Marathon Sports
- Type: Private
- Industry: Textile
- Founded: 1981; 45 years ago
- Founder: Rodrigo Rivadeneira
- Headquarters: Quito, Ecuador
- Area served: South America
- Products: Football kit uniforms
- Website: marathon.ec

= Marathon Sports =

Ecuadorian sporting goods manufacturer

Marathon Sports is an Ecuadorian sports equipment manufacturing company headquartered in Quito. It was founded in May 1981 by Rodrigo Ribadeneira when he opened his first store.
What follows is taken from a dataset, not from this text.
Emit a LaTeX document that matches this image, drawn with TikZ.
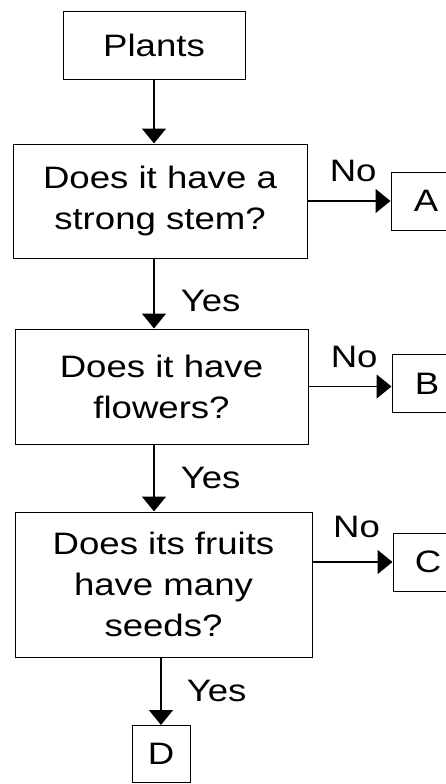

The company manufactures and distributes athletic sportswear to sports teams and athletes, mainly association football uniforms. In addition to its own products, Marathon imports, distributes, and markets global brands of clothing and accessories, such as Adidas, Nike, Puma, Diadora, Wilson, and Joma. There are currently 88 Marathon Sports-owned stores in Ecuador.

== History ==
The company was founded in May 1981 by Rodrigo Rivadeneira. It began as a sporting store chain in Ecuador until 1994, when the Reebok contract with Ecuador national football team was set to expire. Marathon Sports subsequently entered into a sponsorship agreement with the Ecuadorian Football Federation; the duration of the initial contract was not publicly disclosed. This was later renewed in 2016 for a total of US$ 2.6 million, expiring in 2023. The first national squad jersey design had a band of thick blue and red stripes on the right shoulder reflecting the flag of Ecuador. After an unsuccessful qualifying campaign for the FIFA World Cup in 1998, the Ecuadorian Federation decided to stick with the brand.

In 2002, Ecuador qualified for its first FIFA World Cup in South Korea and Japan. Marathon Sports has established a presence outside of Ecuador, supplying Deportivo Municipal of Peru and Rampla Juniors of Uruguay. Marathon also operates stores in Peru.

In 2017, the company signed a contract with the Peruvian Football Federation to become official shirt supplier of Peru national team since 2018 for a total of US$ 1.5 million – plus 8 million in sporting goods. The offer largely beat the Adidas bid, which showed interest in the Peruvian team.